78-Year-Old Tampa Woman Sued for Feeding Stray Cat

Whether or not you are a cat lover really doesn’t matter. The fact is that stray cats are typically an issue in every town and city around the globe. As sad as it is, people don’t seem to live up to their commitment as pet owners, and felines seem to be the victims. Add in the fact that these particular house pets are very independent creatures that love to explore and wander about. Many follow their nature and don’t return to the home that was once theirs, joining the ranks of those left behind and abandoned on the streets. These cats are the ones we call strays. On the other side of that coin are the people who simply cannot bear the thought of any animal going hungry. They can’t necessarily keep every kitty that comes around their door, but they have food, and they are more than willing to share it with a lucky one here or there. But the issue with this is that when you feed one, many seem to follow. As experience has taught us, when it comes to cats feeding them not only brings them back, but they bring friends when the come. This leads to issues when it comes to neighbors who are less than cat lovers, if you know what we mean.

One Cat Lover’s Story

These facts bring us to the true story of one cat lover who wanted to provide nourishment for a stray…or more…we’re not exactly sure of the number. Anyway, Tampa resident Joan P. Hussey, 78, is being sued for just that: Feeding stray cats. So, to give you some more details, Hussey is a condominium owner. Like gated neighborhoods, condominiums are typically kept nice, safe, and orderly by a group called a ‘homeowners association’, or a condo association. The members of such an association are condo or homeowners, and they meet to compile and enforce rules of conduct for homeowners or condo owners in a neighborhood or building. In the case of Joan Hussey, her ownership of a condo subjected her to the rules of her condo association, and their policy forbade the feeding of strays.

Hussey, needless to say, was feeding one cat, a girl named Chloe, according to her side of the story. The condo association is suing the woman for this, as per their rules and agreements made with the resident; the specifics of the suit do not mention an exact number of cats, or whether there are any other animals Hussey was feeding. Last year Hussey was brought up before the condo association board for arbitration, but she gave no response to the charges made against her. Now the association is requesting that a ruling be handed down regardless of the woman’s lack of response.

The suit was filed in early January, and it stated that the woman was ‘attracting and feeding stray cats and animals’ that were lingering around the Tampa Racquet Club Condominiums.
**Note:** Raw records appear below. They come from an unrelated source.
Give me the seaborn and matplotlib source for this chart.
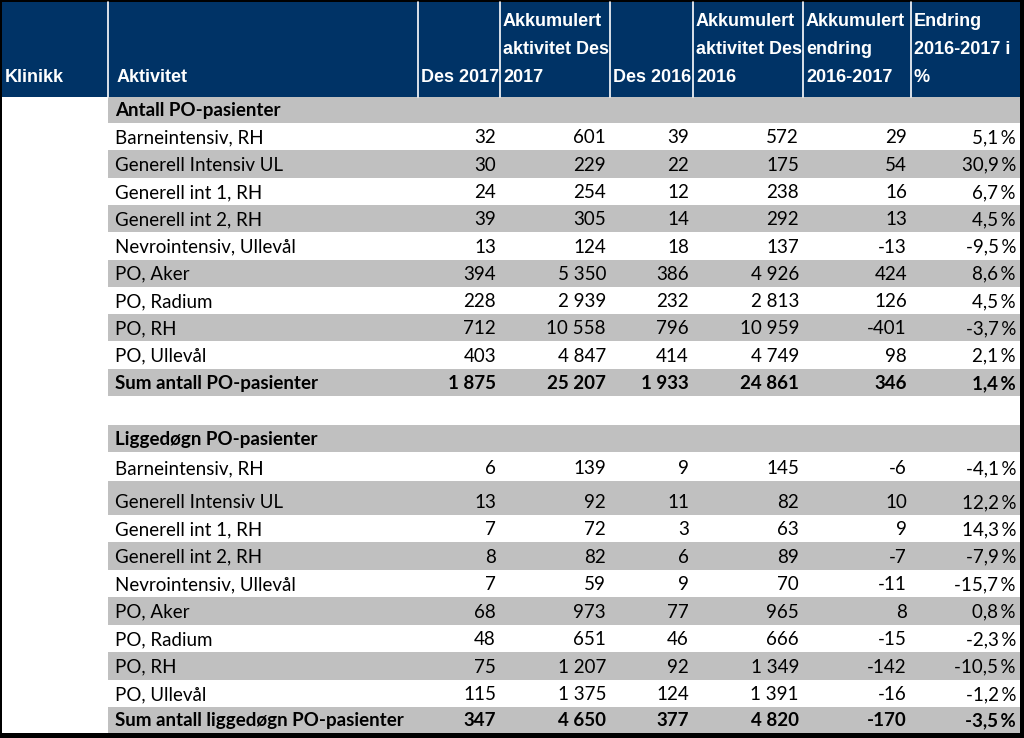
import seaborn as sns
import matplotlib.pyplot as plt
from matplotlib.patches import Rectangle
from matplotlib import font_manager

# data
activities = ["Barneintensiv, RH", "Generell Intensiv UL", "Generell int 1, RH",
              "Generell int 2, RH", "Nevrointensiv, Ullevål", "PO, Aker",
              "PO, Radium", "PO, RH", "PO, Ullevål"]

antall_des2017 = [32, 30, 24, 39, 13, 394, 228, 712, 403]
antall_akk2017 = [601, 229, 254, 305, 124, 5350, 2939, 10558, 4847]
antall_des2016 = [39, 22, 12, 14, 18, 386, 232, 796, 414]
antall_akk2016 = [572, 175, 238, 292, 137, 4926, 2813, 10959, 4749]
antall_endring = [29, 54, 16, 13, -13, 424, 126, -401, 98]
antall_pct = [5.1, 30.9, 6.7, 4.5, -9.5, 8.6, 4.5, -3.7, 2.1]
antall_sum = [1875, 25207, 1933, 24861, 346, 1.4]

ligg_des2017 = [6, 13, 7, 8, 7, 68, 48, 75, 115]
ligg_akk2017 = [139, 92, 72, 82, 59, 973, 651, 1207, 1375]
ligg_des2016 = [9, 11, 3, 6, 9, 77, 46, 92, 124]
ligg_akk2016 = [145, 82, 63, 89, 70, 965, 666, 1349, 1391]
ligg_endring = [-6, 10, 9, -7, -11, 8, -15, -142, -16]
ligg_pct = [-4.1, 12.2, 14.3, -7.9, -15.7, 0.8, -2.3, -10.5, -1.2]
ligg_sum = [347, 4650, 377, 4820, -170, -3.5]

headers = ["Klinikk", "Aktivitet", "Des 2017", "Akkumulert\naktivitet Des\n2017",
           "Des 2016", "Akkumulert\naktivitet Des\n2016",
           "Akkumulert\nendring\n2016-2017", "Endring\n2016-2017 i\n%"]

# layout (pixels)
col_edges = [2, 108, 418, 500, 610, 693, 803, 911, 1020]
header_top, header_bot = 2, 97
row_h1 = [26] + [27.3] * 10
row_h2 = [29, 27, 29, 34] + [27.43] * 7 + [26]

NAVY = "#003366"
GRAY = "#c0c0c0"

sns.set_theme(style="white")
body_font = ["Lato", "DejaVu Sans"]

# narrow header font if available, else plain Arial-metric font a bit smaller
installed = {f.name for f in font_manager.fontManager.ttflist}
if "Liberation Sans Narrow" in installed:
    head_font, head_size = ["Liberation Sans Narrow", "DejaVu Sans"], 15.5
else:
    head_font, head_size = ["Liberation Sans", "DejaVu Sans"], 13


def fmt_int(v):
    s = f"{abs(v):,}".replace(",", " ")
    return ("-" if v < 0 else "") + s


def fmt_pct(v):
    return f"{v:.1f}".replace(".", ",") + "\u2009%"


fig = plt.figure(figsize=(10.24, 7.38), dpi=100, facecolor="black")
ax = fig.add_axes([0, 0, 1, 1])
ax.set_xlim(0, 1024)
ax.set_ylim(738, 0)
ax.axis("off")
ax.add_patch(Rectangle((2, 2), 1018, 731, facecolor="white", edgecolor="none"))

# header
ax.add_patch(Rectangle((col_edges[0], header_top), col_edges[-1] - col_edges[0],
                       header_bot - header_top, facecolor=NAVY, edgecolor="none"))
for x in col_edges[1:-1]:
    ax.plot([x, x], [header_top, header_bot], color="white", lw=1.2)
for i, h in enumerate(headers):
    lines = h.split("\n")
    pad = 9 if i == 1 else 3
    for k, line in enumerate(lines):
        y = 78 - 28 * (len(lines) - 1 - k)
        ax.text(col_edges[i] + pad, y, line, color="white", fontsize=head_size,
                fontweight="bold", family=head_font, va="center", ha="left")

# body rows
blocks = [
    ("Antall PO-pasienter", "Sum antall PO-pasienter", row_h1, None,
     [antall_des2017, antall_akk2017, antall_des2016, antall_akk2016, antall_endring, antall_pct],
     antall_sum),
    ("Liggedøgn PO-pasienter", "Sum antall liggedøgn PO-pasienter", row_h2, 0,
     [ligg_des2017, ligg_akk2017, ligg_des2016, ligg_akk2016, ligg_endring, ligg_pct],
     ligg_sum),
]

y = header_bot
for title, sum_label, heights, blank, cols, sums in blocks:
    hs = list(heights)
    if blank is not None:
        y += hs.pop(0)
    rows = [(title, None, True)]
    rows += [(a, [c[j] for c in cols], False) for j, a in enumerate(activities)]
    rows += [(sum_label, sums, True)]
    for r, (label, vals, bold) in enumerate(rows):
        h = hs[r]
        if r % 2 == 0:
            ax.add_patch(Rectangle((col_edges[1], y), col_edges[-1] - col_edges[1], h,
                                   facecolor=GRAY, edgecolor="none"))
        ty = y + h - 12.5
        w = "bold" if bold else "normal"
        ax.text(col_edges[1] + 7, ty, label, fontsize=13.5, fontweight=w,
                family=body_font, va="center", ha="left", color="black")
        if vals is not None:
            for c, v in enumerate(vals):
                s = fmt_pct(v) if c == 5 else fmt_int(v)
                ax.text(col_edges[c + 3] - 4, ty, s, fontsize=13.5, fontweight=w,
                        family=body_font, va="center", ha="right", color="black")
        y += h

fig.savefig("out.png", dpi=100, facecolor="black")
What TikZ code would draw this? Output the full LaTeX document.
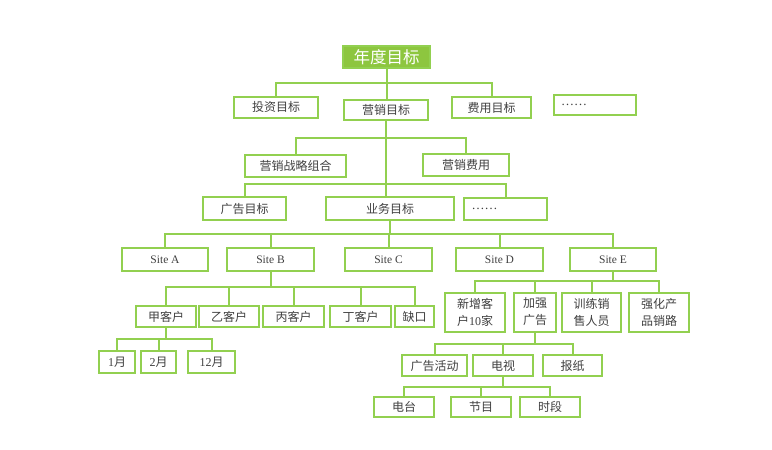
\documentclass[tikz,border=0pt]{standalone}
\usepackage{fontspec}
\setmainfont{Liberation Serif}
\newfontfamily\cjk{Noto Sans CJK SC}
\usepackage{tikz}
\definecolor{goalGreen}{RGB}{146,208,80}
\definecolor{goalGreenFill}{RGB}{141,198,63}
\definecolor{goalText}{RGB}{64,64,64}
\tikzset{
  goal/.style 2 args={draw=goalGreen, line width=2pt, fill=white, text=goalText, inner sep=0pt,
    minimum width=#1, minimum height=#2, align=center, font=\cjk\fontsize{12}{17}\selectfont},
  sitebox/.style={font=\rmfamily\fontsize{11.5}{13}\selectfont},
  dotsbox/.style={font=\rmfamily\fontsize{13}{13}\selectfont, text width=68pt, align=left},
  link/.style={goalGreen, line width=2pt},
}

\begin{document}
\begin{tikzpicture}[x=1pt,y=-1pt]
\useasboundingbox (0,0) rectangle (772,450);
\node[goal={87pt}{22pt}, fill=goalGreenFill, text=white, font=\cjk\fontsize{16.5}{18}\selectfont] (root) at (386.5,57) {年度目标};
\node[goal={84pt}{21pt}] (invest) at (276,107) {投资目标};
\node[goal={84pt}{20pt}] (market) at (386,109.5) {营销目标};
\node[goal={79pt}{21pt}] (cost) at (491.5,107.5) {费用目标};
\node[goal={82pt}{20pt}, dotsbox] (moreA) at (595,105) {……};
\node[goal={101pt}{22pt}] (mix) at (295.5,166) {营销战略组合};
\node[goal={86pt}{22pt}] (mcost) at (466,165) {营销费用};
\node[goal={83pt}{23pt}] (adgoal) at (244.5,208.5) {广告目标};
\node[goal={128pt}{23pt}] (biz) at (390,208.5) {业务目标};
\node[goal={83pt}{22pt}, dotsbox] (moreB) at (505.5,209) {……};
\node[goal={86pt}{23pt}, sitebox] (siteA) at (165,259.5) {Site A};
\node[goal={87pt}{23pt}, sitebox] (siteB) at (270.5,259.5) {Site B};
\node[goal={87pt}{23pt}, sitebox] (siteC) at (388.5,259.5) {Site C};
\node[goal={87pt}{23pt}, sitebox] (siteD) at (499.5,259.5) {Site D};
\node[goal={86pt}{23pt}, sitebox] (siteE) at (613,259.5) {Site E};
\node[goal={60pt}{21pt}] (custJia) at (166,316.5) {甲客户};
\node[goal={60pt}{21pt}] (custYi) at (229,316.5) {乙客户};
\node[goal={61pt}{21pt}] (custBing) at (293.5,316.5) {丙客户};
\node[goal={61pt}{21pt}] (custDing) at (360.5,316.5) {丁客户};
\node[goal={39pt}{21pt}] (gap) at (414.5,316.5) {缺口};
\node[goal={36pt}{22pt}] (jan) at (117,362) {{\rmfamily 1}月};
\node[goal={35pt}{22pt}] (feb) at (158.5,362) {{\rmfamily 2}月};
\node[goal={47pt}{22pt}] (dec) at (211.5,362) {{\rmfamily 12}月};
\node[goal={60pt}{39pt}] (newcust) at (475,312) {新增客\\户{\rmfamily 10}家};
\node[goal={42pt}{39pt}] (moread) at (535,312) {加强\\广告};
\node[goal={59pt}{39pt}] (train) at (591.5,312) {训练销\\售人员};
\node[goal={60pt}{39pt}] (channel) at (659,312) {强化产\\品销路};
\node[goal={65pt}{21pt}] (campaign) at (434.5,365.5) {广告活动};
\node[goal={60pt}{21pt}] (tv) at (503,365.5) {电视};
\node[goal={59pt}{21pt}] (paper) at (572.5,365.5) {报纸};
\node[goal={60pt}{20pt}] (station) at (404,407) {电台};
\node[goal={60pt}{20pt}] (program) at (481,407) {节目};
\node[goal={60pt}{20pt}] (slot) at (550,407) {时段};

\coordinate (busTop) at (0,83);
\coordinate (busMix) at (0,138);
\coordinate (busBiz) at (0,184);
\coordinate (busSite) at (0,234);
\coordinate (busCust) at (0,287);
\coordinate (busMonth) at (0,339);
\coordinate (busE) at (0,281);
\coordinate (busAd) at (0,344);
\coordinate (busTv) at (0,387);

\draw[link] (root.south) -- (root.south |- market.north);
\draw[link] (root.south |- busTop) -| (invest.north);
\draw[link] (root.south |- busTop) -| (cost.north);
\draw[link] (market.south) -- (market.south |- biz.north);
\draw[link] (market.south |- busMix) -| (mix.north);
\draw[link] (market.south |- busMix) -| (mcost.north);
\draw[link] (market.south |- busBiz) -| (adgoal.north);
\draw[link] (market.south |- busBiz) -| (moreB.north);
\draw[link] (biz.south) -- (biz.south |- busSite) -| (siteA.north);
\draw[link] (biz.south |- busSite) -| (siteB.north);
\draw[link] (biz.south |- busSite) -| (siteC.north);
\draw[link] (biz.south |- busSite) -| (siteD.north);
\draw[link] (biz.south |- busSite) -| (siteE.north);
\draw[link] (siteB.south) -- (siteB.south |- busCust) -| (custJia.north);
\draw[link] (siteB.south |- busCust) -| (custYi.north);
\draw[link] (siteB.south |- busCust) -| (custBing.north);
\draw[link] (siteB.south |- busCust) -| (custDing.north);
\draw[link] (siteB.south |- busCust) -| (gap.north);
\draw[link] (custJia.south) -- (custJia.south |- busMonth) -| (jan.north);
\draw[link] (custJia.south |- busMonth) -| (feb.north);
\draw[link] (custJia.south |- busMonth) -| (dec.north);
\draw[link] (siteE.south) -- (siteE.south |- busE) -| (newcust.north);
\draw[link] (siteE.south |- busE) -| (moread.north);
\draw[link] (siteE.south |- busE) -| (train.north);
\draw[link] (siteE.south |- busE) -| (channel.north);
\draw[link] (moread.south) -- (moread.south |- busAd) -| (campaign.north);
\draw[link] (moread.south |- busAd) -| (tv.north);
\draw[link] (moread.south |- busAd) -| (paper.north);
\draw[link] (tv.south) -- (tv.south |- busTv) -| (station.north);
\draw[link] (tv.south |- busTv) -| (program.north);
\draw[link] (tv.south |- busTv) -| (slot.north);
\end{tikzpicture}
\end{document}
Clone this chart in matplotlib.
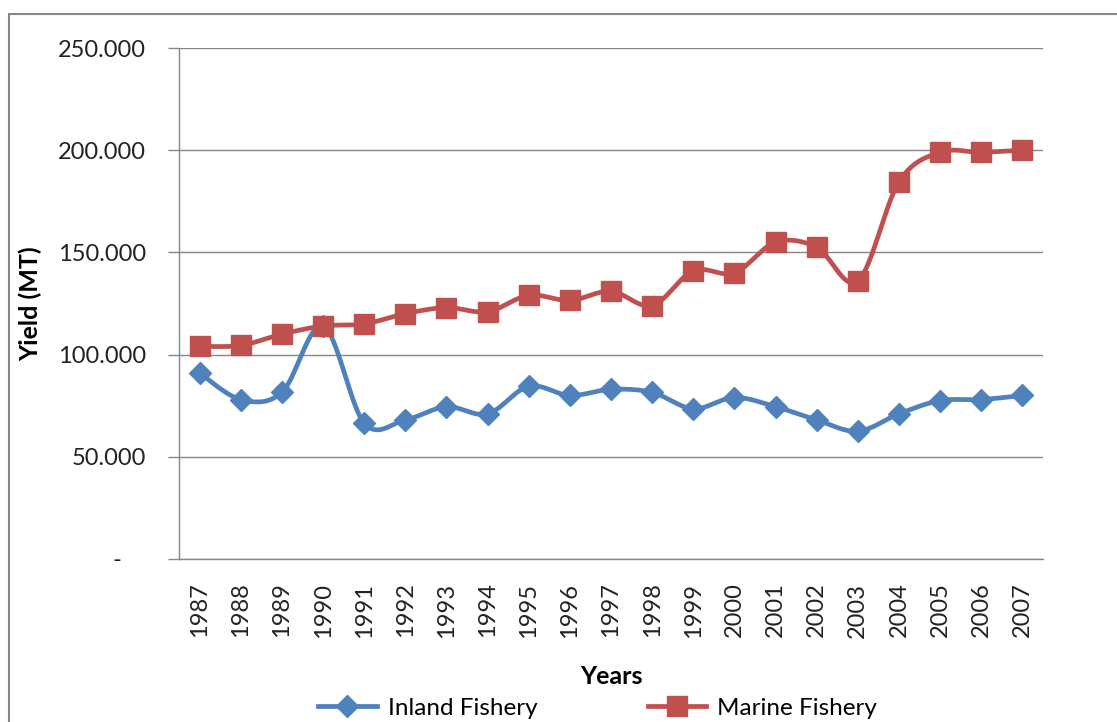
import numpy as np
import matplotlib
matplotlib.use("Agg")
import matplotlib.pyplot as plt
from matplotlib.patches import Rectangle
from matplotlib.ticker import FuncFormatter

plt.rcParams['font.family'] = ['Lato', 'DejaVu Sans']

years = ["1987", "1988", "1989", "1990", "1991", "1992", "1993", "1994", "1995", "1996", "1997",
         "1998", "1999", "2000", "2001", "2002", "2003", "2004", "2005", "2006", "2007"]
inland = [91, 78, 81.5, 114, 66.5, 68, 74.5, 71, 84.5, 80, 83,
          81.5, 73.5, 79, 74.5, 68, 62.5, 71, 77.5, 78, 80]
marine = [104, 104.5, 110, 114, 115, 120, 123, 121, 129, 126.5, 131,
          124, 141, 140, 155, 152.5, 136, 184.5, 199, 199, 200]


def smooth(x, y, n=30):
    # bezier segments like the excel "smoothed line" option
    x = np.asarray(x, float)
    y = np.asarray(y, float)
    px = np.concatenate([[x[0]], x, [x[-1]]])
    py = np.concatenate([[y[0]], y, [y[-1]]])
    t = np.linspace(0, 1, n)
    xs, ys = [], []
    for i in range(1, len(px) - 2):
        p0 = np.array([px[i], py[i]])
        p3 = np.array([px[i + 1], py[i + 1]])
        p1 = p0 + (np.array([px[i + 1], py[i + 1]]) - np.array([px[i - 1], py[i - 1]])) / 6
        p2 = p3 - (np.array([px[i + 2], py[i + 2]]) - np.array([px[i], py[i]])) / 6
        b = ((1 - t) ** 3)[:, None] * p0 + (3 * (1 - t) ** 2 * t)[:, None] * p1 \
            + (3 * (1 - t) * t ** 2)[:, None] * p2 + (t ** 3)[:, None] * p3
        xs.extend(b[:, 0])
        ys.extend(b[:, 1])
    return xs, ys


blue = "#4F81BD"
red = "#C0504D"

fig = plt.figure(figsize=(11.17, 7.22), dpi=100)
fig.patches.append(Rectangle((0.008, -0.05), 1.2, 0.05 + 0.981, transform=fig.transFigure,
                             fill=False, edgecolor="#888888", linewidth=1.5))
ax = fig.add_axes([0.1603, 0.2258, 0.7734, 0.7077])

x = np.arange(len(years))
sx, sy = smooth(x, inland)
ax.plot(sx, sy, color=blue, lw=3.4, solid_capstyle="round", zorder=3)
ax.plot(x, inland, ls="none", marker="D", ms=11, color=blue, zorder=4)
sx, sy = smooth(x, marine)
ax.plot(sx, sy, color=red, lw=3.4, solid_capstyle="round", zorder=3)
ax.plot(x, marine, ls="none", marker="s", ms=14, color=red, zorder=4)

# legend handles
ax.plot([], [], color=blue, lw=3.4, marker="D", ms=11, label="Inland Fishery")
ax.plot([], [], color=red, lw=3.4, marker="s", ms=14, label="Marine Fishery")

ax.set_xlim(-0.5, len(years) - 0.5)
ax.set_ylim(0, 250)
ax.set_yticks([0, 50, 100, 150, 200, 250])
ax.yaxis.set_major_formatter(FuncFormatter(lambda v, p: "-    " if v == 0 else "%.3f" % v))
ax.set_xticks(x)
ax.set_xticklabels(years, rotation=90)
ax.tick_params(axis="x", length=0, pad=17, labelsize=17, colors="#222222")
ax.tick_params(axis="y", length=8, width=1, color="#868686", pad=16, labelsize=17, labelcolor="#222222")
ax.grid(axis="y", color="#868686", lw=1)
ax.set_axisbelow(True)
for s in ["top", "right"]:
    ax.spines[s].set_visible(False)
for s in ["left", "bottom"]:
    ax.spines[s].set_color("#868686")
    ax.spines[s].set_linewidth(1)

ax.set_ylabel("Yield (MT)", fontsize=18, fontweight="bold", labelpad=11)
ax.set_xlabel("Years", fontsize=18, fontweight="bold", labelpad=20)

fig.legend(handles=ax.get_lines()[-2:], loc="lower center", bbox_to_anchor=(0.535, -0.026),
           ncol=2, frameon=False, fontsize=17.5, handlelength=2.4, columnspacing=4.55,
           handletextpad=0.45)

fig.savefig("out.png", dpi=100)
One of the rules of the condo association there forbids the feeding or luring of stray animals of any kind. The suit goes on to say that ‘the continued presence of the stray cats may also induce unwanted health issues to those surrounding neighbors and/or tenants and could cause unwarranted damage to the Association’s common elements. Such a specific complaint points directly to rules already established by the Association, which has set them in place for a reason, of course.

The arbitration that was set last year was to take place with the Florida Department of Business and Professional Regulation. This specific type of complaint, according to law, must be handled by that particular department before it can move into court. Hussey, who stated that she did not respond to the arbitration because she did not understand the ‘attorney’s jargon’ in the paperwork she received, can now be ordered into court because of her lack of response.

Subsequent to these events, an order was sent to the woman directing her to stop feeding the stray (or strays) on their property immediately. Now the Association is demanding that the courts provide an injunction which orders that the feeding of the stray stops, and they also asked for it to be ordered that Hussey be responsible for attorney fees and costs. A circuit court judge, Emily Peacock, has been assigned to handle and rule on the case.

Hussey states that this has been a major cause of stress for her. She told the Tampa Bay Times the following: “I’m terribly surprised. I’ve had cats all my life, and I do it respectably. I go to bed at night and I can’t sleep thinking about this thing.” We can imagine that the issue has upset the older woman, but according to the court documents she was asked many times to stop feeding strays by the Association and continued to do so without regard.

What Are Your Thoughts?

So, there’s all the information…all of it that’s available, anyway. What do you think? Do you believe that actually taking the elderly woman to court is the thing to do, or is it just too much? Considering the fact that she was asked several times before the arbitration or the suit, we have to think that it’s only fair. Certainly, she read the rules set down by the association before she bought her condo and moved in. If she did, she’s to blame, and if she didn’t she’s even more to blame, technically speaking. People are often allergic to pet dander, and most certainly don’t like strays running all over the place. We think it’s reasonable, and since Hussey didn’t respond court is the obvious next step. Hopefully, the condo association and Ms. Hussey can work things out. Since condominiums are typically owned by the resident that resides within it’s important that rules be followed for the sake of all who dwell there. In our opinion, the best thing she could do is cooperate from here on out or sell her condo and relocate. Sure, she’s older, but rules are rules. What do you think?